• [EXERCISE INSTRUCTIONS]:
Would you repeat the listing exactly but omit every picture?

• [RECORDED INFORMATION]:
====

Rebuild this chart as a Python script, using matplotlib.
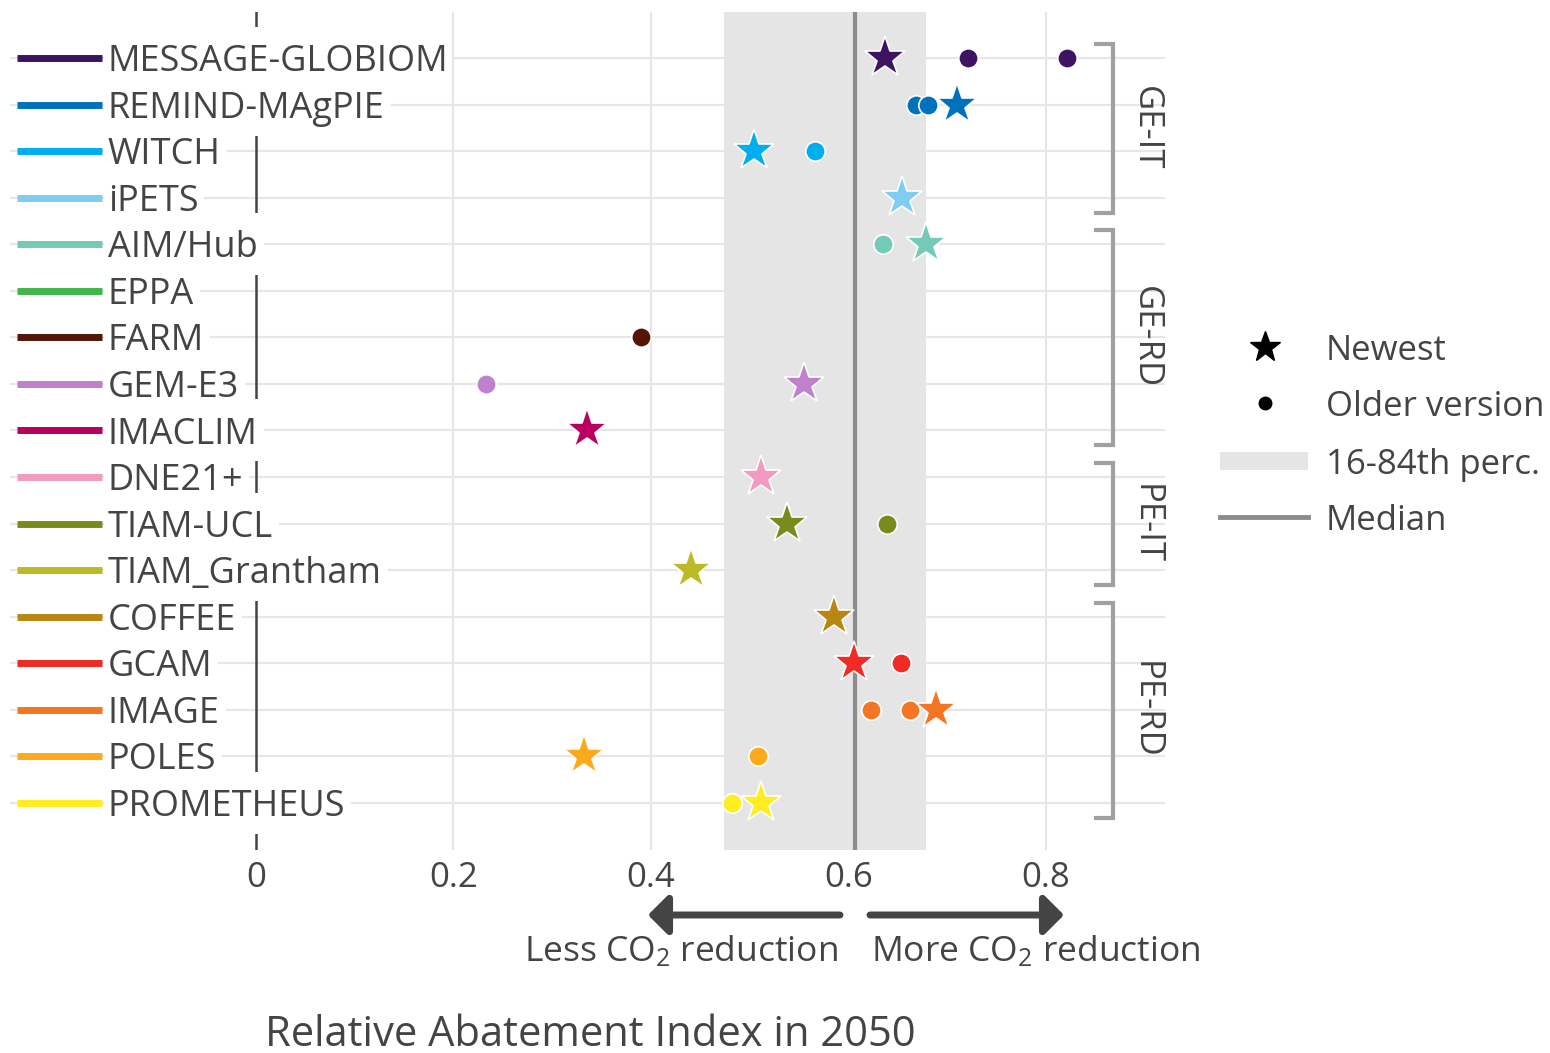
import matplotlib
matplotlib.use("Agg")
import matplotlib.pyplot as plt

plt.rcParams['font.family'] = ['Open Sans', 'DejaVu Sans']
plt.rcParams['mathtext.fontset'] = 'custom'
plt.rcParams['mathtext.rm'] = 'Open Sans'
plt.rcParams['mathtext.it'] = 'Open Sans'

TXT = '#444444'

# ---- data ----
models = ['MESSAGE-GLOBIOM', 'REMIND-MAgPIE', 'WITCH', 'iPETS', 'AIM/Hub', 'EPPA',
          'FARM', 'GEM-E3', 'IMACLIM', 'DNE21+', 'TIAM-UCL', 'TIAM_Grantham',
          'COFFEE', 'GCAM', 'IMAGE', 'POLES', 'PROMETHEUS']
colors = ['#3f1363', '#0072bd', '#00aeef', '#7fcdf2', '#74c9b9', '#3fb54a',
          '#541406', '#bf80cc', '#b8005f', '#f39ac0', '#788c1d', '#bdbb25',
          '#b98611', '#ef2b24', '#f47522', '#fbaa1d', '#ffed1f']
# newest version (star), None = no value
newest = [0.637, 0.710, 0.504, 0.654, 0.678, None,
          None, 0.555, 0.335, 0.511, 0.538, 0.441,
          0.585, 0.606, 0.689, 0.332, 0.511]
# older versions (dots)
older = [[0.721, 0.821], [0.668, 0.680], [0.566], [], [0.635], [],
         [0.390], [0.233], [], [], [0.639], [],
         [], [0.653], [0.623, 0.662], [0.508], [0.482]]
groups = ['GE-IT', 'GE-RD', 'PE-IT', 'PE-RD']
group_rows = [(0, 3), (4, 8), (9, 11), (12, 16)]
median = 0.6066
perc16, perc84 = 0.474, 0.678
xticks = [0, 0.2, 0.4, 0.6, 0.8]
xticklabels = ['0', '0.2', '0.4', '0.6', '0.8']

W, H = 1550, 1053
fig = plt.figure(figsize=(W / 100, H / 100), dpi=100)
ax = fig.add_axes([10 / W, (H - 850) / H, 1155 / W, 838 / H])
ax.set_xlim(-0.2491, 0.9205)
ax.set_ylim(17.01, -0.988)
for s in ax.spines.values():
    s.set_visible(False)

# grid, band, median
ax.axvspan(perc16, perc84, color='#e5e5e5', lw=0, zorder=0.5)
for x in xticks[1:]:
    ax.axvline(x, color='#e6e6e6', lw=1.5, zorder=2.6)
for i in range(len(models)):
    ax.axhline(i, color='#e6e6e6', lw=1.5, zorder=0)
ax.axvline(median, color='#8c8c8c', lw=3, zorder=2.7)
ax.axvline(0, color=TXT, lw=1.8, zorder=2)

ax.set_xticks(xticks)
ax.set_xticklabels(xticklabels)
ax.tick_params(axis='x', length=0, pad=8, labelsize=25, labelcolor=TXT)
ax.set_yticks([])

# model legend on the left
labels = []
for i, (m, c) in enumerate(zip(models, colors)):
    ax.plot([-0.242, -0.156], [i, i], color=c, lw=5, solid_capstyle='butt', zorder=4)
    labels.append(ax.text(-0.150, i + 0.28, m, fontsize=26, color=TXT,
                          va='baseline', ha='left', zorder=3))

# white boxes behind labels (hide grid and zero line like the original)
fig.canvas.draw()
inv = ax.transData.inverted()
for i, t in enumerate(labels):
    bb = t.get_window_extent()
    x0 = inv.transform((bb.x0 - 4, 0))[0]
    x1 = inv.transform((bb.x1 + 6, 0))[0]
    ax.add_patch(plt.Rectangle((x0, i - 0.666), x1 - x0, 1.332, facecolor='white',
                               edgecolor='none', zorder=2.5))

# points
for i, c in enumerate(colors):
    for v in older[i]:
        ax.plot(v, i, 'o', ms=14, color=c, mec='white', mew=1.2, zorder=5)
    if newest[i] is not None:
        ax.plot(newest[i], i, '*', ms=31, color=c, mec='white', mew=1.2, zorder=6)

# group brackets
for g, (a, b) in zip(groups, group_rows):
    y0, y1 = a - 0.3, b + 0.32
    ax.plot([0.851, 0.868, 0.868, 0.851], [y0, y0, y1, y1], color='#a0a0a0', lw=3,
            clip_on=False, zorder=3, solid_joinstyle='miter')
    ax.text(0.901, (a + b) / 2, g, rotation=270, fontsize=25, color=TXT,
            ha='center', va='center', clip_on=False)

# overlay in pixel coordinates for legend, arrows and title
ov = fig.add_axes([0, 0, 1, 1], facecolor='none')
ov.set_xlim(0, W)
ov.set_ylim(H, 0)
ov.axis('off')

ov.plot(1265, 347, '*', ms=23, color='black')
ov.plot(1265, 403, 'o', ms=9, color='black')
ov.add_patch(plt.Rectangle((1220, 452), 88, 18, color='#e5e5e5', lw=0))
ov.plot([1220, 1308], [517, 517], color='#8c8c8c', lw=3.5)
for y, t in zip([347, 403, 461, 517], ['Newest', 'Older version', '16-84th perc.', 'Median']):
    ov.text(1326, y + 12.5, t, fontsize=25, color=TXT, va='baseline', ha='left')

arrow = dict(arrowstyle='-|>,head_length=0.6,head_width=0.6', lw=5, color=TXT,
             shrinkA=0, shrinkB=0, mutation_scale=20)
ov.annotate('', xy=(648, 915), xytext=(840, 915), arrowprops=arrow)
ov.annotate('', xy=(1064, 915), xytext=(870, 915), arrowprops=arrow)
ov.text(838, 961, 'Less CO$_2$ reduction', fontsize=25.5, color=TXT, ha='right', va='baseline')
ov.text(871, 961, 'More CO$_2$ reduction', fontsize=25.5, color=TXT, ha='left', va='baseline')
ov.text(265, 1046, 'Relative Abatement Index in 2050', fontsize=30, color=TXT,
        ha='left', va='baseline')

fig.savefig('out.png', dpi=100)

====

• [ANSWER TO THE PROBLEM]:
Rebuild this chart as a Python script, using matplotlib.
import matplotlib
matplotlib.use("Agg")
import matplotlib.pyplot as plt

plt.rcParams['font.family'] = ['Open Sans', 'DejaVu Sans']
plt.rcParams['mathtext.fontset'] = 'custom'
plt.rcParams['mathtext.rm'] = 'Open Sans'
plt.rcParams['mathtext.it'] = 'Open Sans'

TXT = '#444444'

# ---- data ----
models = ['MESSAGE-GLOBIOM', 'REMIND-MAgPIE', 'WITCH', 'iPETS', 'AIM/Hub', 'EPPA',
          'FARM', 'GEM-E3', 'IMACLIM', 'DNE21+', 'TIAM-UCL', 'TIAM_Grantham',
          'COFFEE', 'GCAM', 'IMAGE', 'POLES', 'PROMETHEUS']
colors = ['#3f1363', '#0072bd', '#00aeef', '#7fcdf2', '#74c9b9', '#3fb54a',
          '#541406', '#bf80cc', '#b8005f', '#f39ac0', '#788c1d', '#bdbb25',
          '#b98611', '#ef2b24', '#f47522', '#fbaa1d', '#ffed1f']
# newest version (star), None = no value
newest = [0.637, 0.710, 0.504, 0.654, 0.678, None,
          None, 0.555, 0.335, 0.511, 0.538, 0.441,
          0.585, 0.606, 0.689, 0.332, 0.511]
# older versions (dots)
older = [[0.721, 0.821], [0.668, 0.680], [0.566], [], [0.635], [],
         [0.390], [0.233], [], [], [0.639], [],
         [], [0.653], [0.623, 0.662], [0.508], [0.482]]
groups = ['GE-IT', 'GE-RD', 'PE-IT', 'PE-RD']
group_rows = [(0, 3), (4, 8), (9, 11), (12, 16)]
median = 0.6066
perc16, perc84 = 0.474, 0.678
xticks = [0, 0.2, 0.4, 0.6, 0.8]
xticklabels = ['0', '0.2', '0.4', '0.6', '0.8']

W, H = 1550, 1053
fig = plt.figure(figsize=(W / 100, H / 100), dpi=100)
ax = fig.add_axes([10 / W, (H - 850) / H, 1155 / W, 838 / H])
ax.set_xlim(-0.2491, 0.9205)
ax.set_ylim(17.01, -0.988)
for s in ax.spines.values():
    s.set_visible(False)

# grid, band, median
ax.axvspan(perc16, perc84, color='#e5e5e5', lw=0, zorder=0.5)
for x in xticks[1:]:
    ax.axvline(x, color='#e6e6e6', lw=1.5, zorder=2.6)
for i in range(len(models)):
    ax.axhline(i, color='#e6e6e6', lw=1.5, zorder=0)
ax.axvline(median, color='#8c8c8c', lw=3, zorder=2.7)
ax.axvline(0, color=TXT, lw=1.8, zorder=2)

ax.set_xticks(xticks)
ax.set_xticklabels(xticklabels)
ax.tick_params(axis='x', length=0, pad=8, labelsize=25, labelcolor=TXT)
ax.set_yticks([])

# model legend on the left
labels = []
for i, (m, c) in enumerate(zip(models, colors)):
    ax.plot([-0.242, -0.156], [i, i], color=c, lw=5, solid_capstyle='butt', zorder=4)
    labels.append(ax.text(-0.150, i + 0.28, m, fontsize=26, color=TXT,
                          va='baseline', ha='left', zorder=3))

# white boxes behind labels (hide grid and zero line like the original)
fig.canvas.draw()
inv = ax.transData.inverted()
for i, t in enumerate(labels):
    bb = t.get_window_extent()
    x0 = inv.transform((bb.x0 - 4, 0))[0]
    x1 = inv.transform((bb.x1 + 6, 0))[0]
    ax.add_patch(plt.Rectangle((x0, i - 0.666), x1 - x0, 1.332, facecolor='white',
                               edgecolor='none', zorder=2.5))

# points
for i, c in enumerate(colors):
    for v in older[i]:
        ax.plot(v, i, 'o', ms=14, color=c, mec='white', mew=1.2, zorder=5)
    if newest[i] is not None:
        ax.plot(newest[i], i, '*', ms=31, color=c, mec='white', mew=1.2, zorder=6)

# group brackets
for g, (a, b) in zip(groups, group_rows):
    y0, y1 = a - 0.3, b + 0.32
    ax.plot([0.851, 0.868, 0.868, 0.851], [y0, y0, y1, y1], color='#a0a0a0', lw=3,
            clip_on=False, zorder=3, solid_joinstyle='miter')
    ax.text(0.901, (a + b) / 2, g, rotation=270, fontsize=25, color=TXT,
            ha='center', va='center', clip_on=False)

# overlay in pixel coordinates for legend, arrows and title
ov = fig.add_axes([0, 0, 1, 1], facecolor='none')
ov.set_xlim(0, W)
ov.set_ylim(H, 0)
ov.axis('off')

ov.plot(1265, 347, '*', ms=23, color='black')
ov.plot(1265, 403, 'o', ms=9, color='black')
ov.add_patch(plt.Rectangle((1220, 452), 88, 18, color='#e5e5e5', lw=0))
ov.plot([1220, 1308], [517, 517], color='#8c8c8c', lw=3.5)
for y, t in zip([347, 403, 461, 517], ['Newest', 'Older version', '16-84th perc.', 'Median']):
    ov.text(1326, y + 12.5, t, fontsize=25, color=TXT, va='baseline', ha='left')

arrow = dict(arrowstyle='-|>,head_length=0.6,head_width=0.6', lw=5, color=TXT,
             shrinkA=0, shrinkB=0, mutation_scale=20)
ov.annotate('', xy=(648, 915), xytext=(840, 915), arrowprops=arrow)
ov.annotate('', xy=(1064, 915), xytext=(870, 915), arrowprops=arrow)
ov.text(838, 961, 'Less CO$_2$ reduction', fontsize=25.5, color=TXT, ha='right', va='baseline')
ov.text(871, 961, 'More CO$_2$ reduction', fontsize=25.5, color=TXT, ha='left', va='baseline')
ov.text(265, 1046, 'Relative Abatement Index in 2050', fontsize=30, color=TXT,
        ha='left', va='baseline')

fig.savefig('out.png', dpi=100)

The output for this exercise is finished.